Data Science on the Cloud

I often felt limited by my computer's processing power and memory capacity to run large data problems. However, spinning up an instance in the cloud (and installing all the packages I needed) was time consuming and diffiult. These scripts will spin up an Amazon EC2 instance and transform it into a fully functioning, easy to use, data science box.

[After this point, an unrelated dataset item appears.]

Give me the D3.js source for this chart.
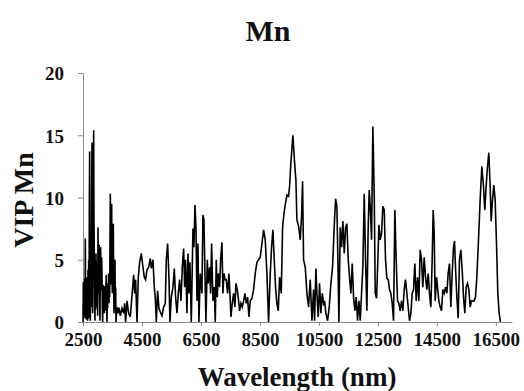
<!DOCTYPE html>
<html>
<head>
<meta charset="utf-8">
<script src="https://cdn.jsdelivr.net/npm/d3@7"></script>
<style>
  body { margin: 0; background: #fff; }
  svg text { font-family: "Liberation Serif", "Times New Roman", serif; font-weight: bold; fill: #111; }
</style>
</head>
<body>
<svg id="chart"></svg>
<script>
// wavelength (nm) and VIP values
const wavelength = [
  2500, 2511, 2523, 2534, 2545, 2556, 2568, 2579, 2590, 2602, 2613, 2624, 2636, 2647, 2658, 2670,
  2681, 2692, 2704, 2715, 2726, 2737, 2749, 2760, 2771, 2782, 2794, 2805, 2816, 2828, 2839, 2850,
  2862, 2873, 2884, 2895, 2907, 2918, 2930, 2941, 2952, 2964, 2975, 2986, 2998, 3009, 3020, 3031,
  3043, 3054, 3065, 3076, 3088, 3099, 3110, 3122, 3133, 3144, 3156, 3167, 3178, 3190, 3201, 3212,
  3223, 3235, 3246, 3257, 3269, 3280, 3291, 3302, 3314, 3325, 3336, 3348, 3359, 3370, 3382, 3393,
  3404, 3416, 3427, 3438, 3449, 3461, 3472, 3483, 3494, 3506, 3517, 3528, 3540, 3551, 3562, 3574,
  3585, 3596, 3608, 3619,
  3653, 3687, 3720, 3766, 3822, 3879,
  3913, 3946, 3992, 4048, 4105, 4161, 4218, 4252, 4285, 4331, 4376, 4421, 4478, 4523, 4579, 4624,
  4670, 4726, 4783, 4817, 4873, 4918, 4952, 4986, 5031, 5076, 5122, 5178, 5235, 5291, 5325, 5370,
  5415, 5449, 5495, 5551, 5596, 5641, 5687, 5732, 5777, 5822, 5867, 5913, 5947, 5980, 6026, 6060,
  6093, 6127, 6173, 6206, 6229, 6263, 6297, 6331, 6365, 6399, 6432, 6478, 6534, 6568, 6602, 6636,
  6670, 6715, 6749, 6794, 6828, 6862, 6907, 6952, 6986, 7020, 7054, 7088, 7133, 7167, 7212, 7246,
  7280, 7314, 7359, 7404, 7449, 7483, 7517, 7562, 7608, 7653, 7687, 7732, 7777, 7811, 7856, 7901,
  7947, 7992, 8037, 8082, 8127, 8173, 8229, 8286, 8342, 8399, 8455, 8512, 8568, 8625, 8681, 8738,
  8794, 8851, 8896, 8941, 8986, 9031, 9077, 9122, 9167, 9224, 9269, 9314, 9359, 9416, 9472, 9506,
  9551, 9619, 9676, 9721, 9755, 9812, 9868, 9913, 9947, 9981, 10038, 10094, 10151, 10207, 10264, 10320,
  10354, 10399, 10433, 10478, 10523, 10569, 10614, 10659, 10693, 10738, 10795, 10851, 10908, 10964, 11021, 11066,
  11111, 11145, 11179, 11224, 11269, 11314, 11360, 11405, 11450, 11495, 11540, 11586, 11631, 11676, 11721, 11766,
  11812, 11857, 11902, 11947, 11992, 12038, 12083, 12128, 12173, 12207, 12241, 12286, 12331, 12377, 12411, 12456,
  12501, 12535, 12580, 12625, 12670, 12716, 12761, 12806, 12851, 12896, 12942, 12987, 13032, 13077, 13122, 13168,
  13213, 13258, 13303, 13348, 13394, 13439, 13484, 13529, 13574, 13620, 13665, 13710, 13755, 13800, 13846, 13891,
  13936, 13981, 14026, 14072, 14117, 14162, 14207, 14252, 14298, 14343, 14377, 14411, 14445, 14490, 14524, 14569,
  14614, 14659, 14704, 14750, 14795, 14840, 14885, 14930, 14976, 15021, 15066, 15100, 15134, 15179, 15224, 15269,
  15315, 15360, 15405, 15450, 15495, 15541, 15586, 15631, 15676, 15721, 15767, 15812, 15857, 15914, 15970, 16027,
  16083, 16128, 16173, 16219, 16264, 16309, 16343, 16388, 16433, 16479, 16524, 16569, 16614, 16659
];
const vipMn = [
  0, 3.2, 0.5, 2.8, 1.2, 3.5, 0.3, 6.7, 0.8, 2.3, 0.2, 3.6, 1.0, 3.4, 0.1, 4.2,
  0.6, 5.0, 0.3, 9.5, 13.7, 2.0, 0.1, 5.5, 1.2, 3.9, 10.5, 14.4, 3.0, 0.7, 6.5, 12.0,
  15.4, 8.0, 5.0, 1.5, 0.1, 4.2, 1.0, 5.5, 2.5, 4.8, 1.2, 3.5, 0.5, 7.6, 3.8, 2.3,
  6.2, 5.8, 1.8, 0.1, 4.5, 6.0, 3.2, 2.5, 5.2, 3.9, 1.2, 0, 3.0, 1.0, 2.5, 1.5,
  0.7, 2.9, 1.3, 2.8, 0.9, 3.2, 3.8, 1.0, 0, 2.5, 1.1, 3.1, 2.0, 3.9, 1.5, 3.0,
  2.0, 6.5, 10.3, 3.0, 5.0, 8.0, 9.5, 4.5, 2.3, 5.5, 3.0, 7.9, 3.5, 0.7, 2.5, 1.0,
  5.0, 1.5, 2.8, 0,
  1.2, 0.7, 1.15, 0.5, 1.1, 0.7,
  1.5, 0, 1.7, 0.7, 0.4, 2.1, 3.8, 2.3, 3.4, 0, 3.6, 4.8, 5.5, 4.6, 3.6, 3.4,
  4.2, 4.4, 5.1, 4.3, 5.0, 2.8, 1.9, 0, 2.5, 1.1, 0.8, 0.5, 1.2, 1.5, 5.0, 6.3,
  3.6, 0, 2.0, 2.8, 4.3, 2.0, 0.7, 2.3, 3.4, 1.7, 4.4, 5.9, 2.8, 5.0, 0.7, 5.5,
  2.3, 4.8, 0, 4.4, 7.5, 6.0, 9.4, 7.6, 1.7, 6.3, 0, 3.9, 2.3, 8.6, 8.2, 3.9,
  0, 5.0, 3.1, 4.4, 2.3, 6.3, 1.7, 2.8, 0, 5.0, 2.0, 3.9, 2.8, 5.0, 6.4, 2.3,
  3.9, 3.4, 3.4, 2.3, 3.9, 2.3, 0.4, 1.5, 2.3, 1.2, 3.1, 2.6, 1.7, 0.9, 1.5, 1.2,
  1.7, 2.3, 1.5, 2.0, 0.4, 1.7, 1.9, 2.6, 3.9, 4.8, 5.0, 5.2, 6.3, 7.4, 6.6, 3.9,
  0, 3.9, 6.0, 7.4, 5.0, 2.8, 1.5, 0.9, 3.6, 2.3, 7.6, 8.7, 9.4, 10.2, 10.1, 10.9,
  12.8, 15.0, 12.8, 11.4, 8.2, 7.7, 6.6, 8.5, 11.3, 5.0, 4.4, 2.3, 1.2, 3.4, 0.1, 2.6,
  0.1, 4.3, 2.3, 0.4, 3.1, 0.7, 2.3, 1.5, 1.7, 0.7, 0.1, 1.2, 3.1, 4.4, 7.7, 9.9,
  9.3, 5.0, 0, 7.6, 6.0, 8.1, 5.5, 7.6, 7.9, 5.0, 3.6, 2.3, 4.7, 2.0, 0.9, 2.0,
  0.1, 1.7, 0.1, 2.3, 4.4, 10.3, 5.0, 0.9, 7.6, 10.6, 9.3, 6.6, 15.7, 10.3, 2.3, 1.9,
  5.0, 7.8, 6.6, 7.1, 9.3, 9.0, 5.0, 3.5, 3.4, 2.6, 2.3, 1.5, 0.1, 9.0, 5.0, 1.7,
  1.5, 0.9, 1.7, 0.9, 2.6, 3.4, 2.3, 1.2, 0.1, 0.7, 2.3, 2.6, 4.7, 1.7, 3.6, 1.7,
  5.8, 5.0, 2.8, 5.2, 3.6, 2.6, 3.9, 2.3, 1.2, 5.0, 9.0, 7.1, 1.7, 3.6, 2.8, 1.7,
  1.2, 0.9, 2.6, 2.3, 2.8, 2.3, 3.9, 4.7, 1.2, 3.9, 6.0, 6.5, 4.4, 2.0, 0.3, 5.0,
  5.8, 4.2, 2.0, 0.7, 2.8, 3.1, 2.6, 1.2, 1.7, 1.7, 1.7, 2.0, 3.6, 6.6, 9.8, 12.5,
  10.9, 9.0, 10.9, 12.5, 13.6, 10.9, 8.1, 9.8, 11.0, 9.8, 6.3, 2.3, 0.7, 0
];
const xTicks = [2500, 4500, 6500, 8500, 10500, 12500, 14500, 16500];
const yTicks = [0, 5, 10, 15, 20];

const svgWidth = 524;
const svgHeight = 391;
const margin = {top: 73, right: 12, bottom: 69, left: 83};
const width = svgWidth - margin.left - margin.right;
const height = svgHeight - margin.top - margin.bottom;

const data = wavelength.map((w, i) => ({w: w, v: vipMn[i]}));

const svg = d3.select('#chart')
  .attr('width', svgWidth)
  .attr('height', svgHeight);

const chart = svg.append('g')
  .attr('transform', `translate(${margin.left}, ${margin.top})`);

/********** scales **********/
const xScale = d3.scaleLinear()
  .domain([2500, 17050])
  .range([0, width]);

const yScale = d3.scaleLinear()
  .domain([0, 20])
  .range([height, 0]);

/********** axes **********/
const xAxis = chart.append('g')
  .attr('transform', `translate(0, ${height})`)
  .call(d3.axisBottom(xScale).tickValues(xTicks).tickFormat(d3.format('d'))
    .tickSize(4).tickSizeOuter(0).tickPadding(7));

const yAxis = chart.append('g')
  .call(d3.axisLeft(yScale).tickValues(yTicks).tickFormat(d3.format('d'))
    .tickSize(5).tickSizeOuter(0).tickPadding(14));

[xAxis, yAxis].forEach(ax => {
  ax.select('.domain').attr('stroke', '#8a8a8a');
  ax.selectAll('.tick line').attr('stroke', '#8a8a8a');
  ax.selectAll('.tick text')
    .style('font-family', '"Liberation Serif", serif')
    .style('font-weight', 'bold')
    .style('font-size', '19px')
    .attr('fill', '#111');
});
yAxis.selectAll('.tick text').attr('dy', '0.36em');

/********** line **********/
const line = d3.line()
  .x(d => xScale(d.w))
  .y(d => yScale(d.v));

chart.append('path')
  .datum(data)
  .attr('fill', 'none')
  .attr('stroke', '#000')
  .attr('stroke-width', 1.6)
  .attr('d', line);

/********** titles **********/
svg.append('text')
  .attr('x', 268)
  .attr('y', 41)
  .attr('text-anchor', 'middle')
  .style('font-size', '30px')
  .text('Mn');

svg.append('text')
  .attr('x', 297)
  .attr('y', 386)
  .attr('text-anchor', 'middle')
  .style('font-size', '27px')
  .text('Wavelength (nm)');

svg.append('text')
  .attr('transform', 'translate(33, 200) rotate(-90)')
  .attr('text-anchor', 'middle')
  .style('font-size', '28px')
  .text('VIP Mn');
</script>
</body>
</html>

The script installs and configures:

  • Jupyter Notebook 5.0.x
  • Conda Python 3.x environment
  • pandas, matplotlib, scipy, seaborn, scikit-learn, scikit-image, sympy, cython, patsy, statsmodel, cloudpickle, dill, numba, bokeh pre-installed
  • Conda R v3.3.x and channel
  • plyr, devtools, shiny, rmarkdown, forecast, rsqlite, reshape2, nycflights13, caret, rcurl, and randomforest pre-installed
  • The tidyverse R packages are also installed, including ggplot2, dplyr, tidyr, readr, purrr, tibble, stringr, lubridate, and broom

Installation

See Install Guide

Quick Run

Building your instance and configuring it is done entirely by running:

terraform apply

The function returns a shareable URL to your Jupyter notebook on the cloud!

User Guide

See User Guide

License

MIT